# Dataset and Preprocessing

At first, our team agreed that each member would identify at least one dataset with rich enough variables to yield multiple analytical perspectives. During our kickoff meeting, we evaluated several sources and discussed potential correlations. Ultimately, we selected the **Our World in Data CO₂ Emissions** and **WHO Healthy Life Expectancy (HALE)** datasets, spanning the years **2000 through 2021**, because they align perfectly with our main research question:

> **How do national CO₂ emissions relate to healthy life expectancy across countries and over time?**

These datasets provide a complementary view—environmental impact vs. population health—and include consistent identifiers (`iso_code`, `country`, `year`) for reliable merging.

## Cleaning

Both OWID and WHO datasets undergo periodic schema changes (column renames, extra metadata). We adopted a **two-phase cleaning process**:

1. **Rename & restructure**  
   - Standardize column names:
     - `Country` → `country`
     - `Year` → `year`
     - `Healthy_life_expectancy_at_birth` → `healthy_life_expectancy`
   - Select only the necessary fields:
     - CO₂: `iso_code`, `country`, `year`, `co2_per_capita`, `cumulative_co2`
     - HALE: `country`, `year`, `healthy_life_expectancy`

2. **Filter & normalize**  
   - Retain five **reference years**: 2000, 2010, 2015, 2019, 2021.
   - Exclude aggregate regions (e.g., “World”, “Asia”, “European Union (27)”) to focus on individual countries.
   - Normalize inconsistent country names via ISO codes where needed.

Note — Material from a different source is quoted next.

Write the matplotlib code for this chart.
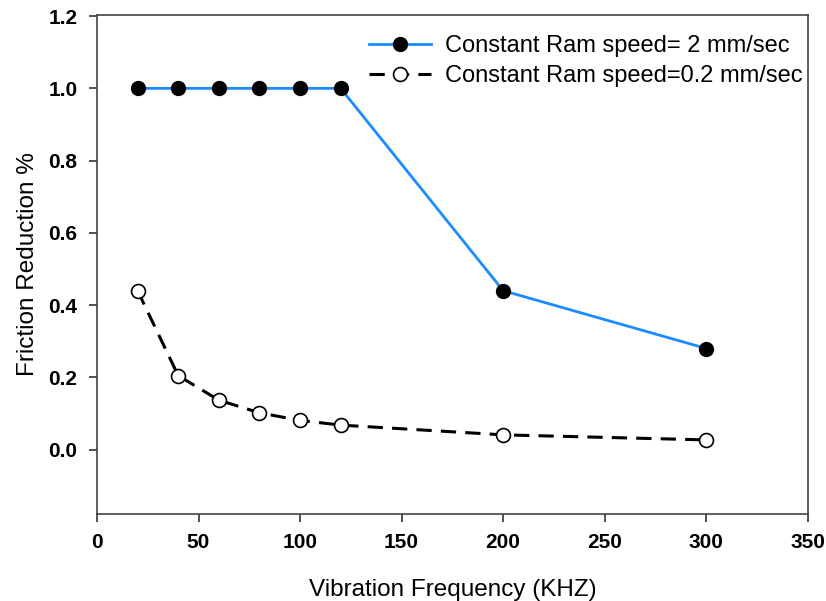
import matplotlib
matplotlib.use("Agg")
import matplotlib.pyplot as plt

plt.rcParams['font.family'] = ['Liberation Sans', 'DejaVu Sans']

freq = [20, 40, 60, 80, 100, 120, 200, 300]
fast_speed = [1.0, 1.0, 1.0, 1.0, 1.0, 1.0, 0.44, 0.28]
slow_speed = [0.44, 0.205, 0.137, 0.102, 0.081, 0.068, 0.041, 0.027]

fig = plt.figure(figsize=(8.26, 6.01), dpi=100)
ax = fig.add_axes([0.1174, 0.1448, 0.8606, 0.8302])

ax.plot(freq, fast_speed, color='#1a8cff', lw=2.0, marker='o', ms=10,
        mfc='black', mec='black', label='Constant Ram speed= 2 mm/sec', zorder=3)
ax.plot(freq, slow_speed, color='black', lw=2.2, ls=(0, (5, 3)), marker='o', ms=10,
        mfc='white', mec='black', mew=1.2, label='Constant Ram speed=0.2 mm/sec', zorder=3)

ax.set_xlim(0, 350)
ax.set_ylim(-0.178, 1.203)
ax.set_xticks(range(0, 351, 50))
ax.set_yticks([0.0, 0.2, 0.4, 0.6, 0.8, 1.0, 1.2])
ax.set_yticklabels(['0.0', '0.2', '0.4', '0.6', '0.8', '1.0', '1.2'])
ax.tick_params(direction='out', length=6, width=1.2, colors='#333333', labelcolor='black',
               labelsize=15, top=False, right=False, pad=8)
for lab in ax.get_xticklabels() + ax.get_yticklabels():
    lab.set_fontweight('bold')
for sp in ax.spines.values():
    sp.set_color('#444444')
    sp.set_linewidth(1.2)

ax.set_xlabel('Vibration Frequency (KHZ)', fontsize=17.5, labelpad=19)
ax.set_ylabel('Friction Reduction %', fontsize=17.5, labelpad=7)

ax.legend(loc='upper right', bbox_to_anchor=(1.006, 0.979), frameon=False, fontsize=17,
          handlelength=2.6, handletextpad=0.6, borderaxespad=0, labelspacing=0.36)

fig.savefig('out.png', dpi=100)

To optimize performance and storage, we save the final cleaned dataset as a **Parquet** file with Gzip compression, reducing file size significantly.

## Variable Descriptions

In the cleaned dataset:

- **Continuous / Ratio variables:**
  - `co2_per_capita`: Tonnes of CO₂ per person, per year
  - `cumulative_co2`: Total tonnes of CO₂ emitted up to that year
  - `healthy_life_expectancy`: Expected years of life in full health

- **Categorical / Discrete variables:**
  - `country`: Country name
  - `year`: Reference year (integer)

These fields form the core of our analysis.

## Custom Aggregation: CO₂ Intensity per Healthy Year

To relate emissions directly to health outcomes, we define:

$$
\textrm{CO2Intensity}
=
\frac{\textrm{co2_per_capita}}
     {\textrm{healthy_life_expectancy}}
$$


This indicates how many tonnes of CO₂ are emitted for each expected year of healthy life.

**Example:**
- `co2_per_capita = 8.0` tonnes  
- `healthy_life_expectancy = 72.0` years  
- CO₂ Intensity ≈ 0.11 t CO₂ per healthy year  



**Example:**  
- `co2_per_capita = 8.0` tonnes  
- `healthy_life_expectancy = 72.0` years  
- CO₂ Intensity ≈ 0.11 t CO₂ per healthy year

In [None]:
import pandas as pd

# 1. Load datasets
co2 = pd.read_csv('owid-co2-data.csv')
hale = pd.read_csv('C64284D_ALL_LATEST.csv')

# 2. Select years & fields
years = [2000, 2010, 2015, 2019, 2021]
co2_sel = co2[co2['year'].isin(years)][['iso_code','country','year','co2_per_capita','cumulative_co2']].copy()
hale_sel = (hale[hale['Year'].isin(years)]
            [['Country','Year','Healthy_life_expectancy_at_birth']]
            .rename(columns={'Country':'country','Year':'year','Healthy_life_expectancy_at_birth':'healthy_life_expectancy'})
            .copy())

# 3. Exclude aggregates
aggregates = ['World','Asia','Europe','Africa','North America','South America','Oceania','European Union (27)']
co2_clean = co2_sel[~co2_sel['country'].isin(aggregates)]
hale_clean = hale_sel[~hale_sel['country'].isin(aggregates)]

# 4. Merge and clean
merged_df = pd.merge(co2_clean, hale_clean, on=['country','year'], how='inner').dropna()

# 5. Calculate CO₂ Intensity
merged_df['co2_intensity'] = merged_df['co2_per_capita'] / merged_df['healthy_life_expectancy']

# 6. Inspect
merged_df.head()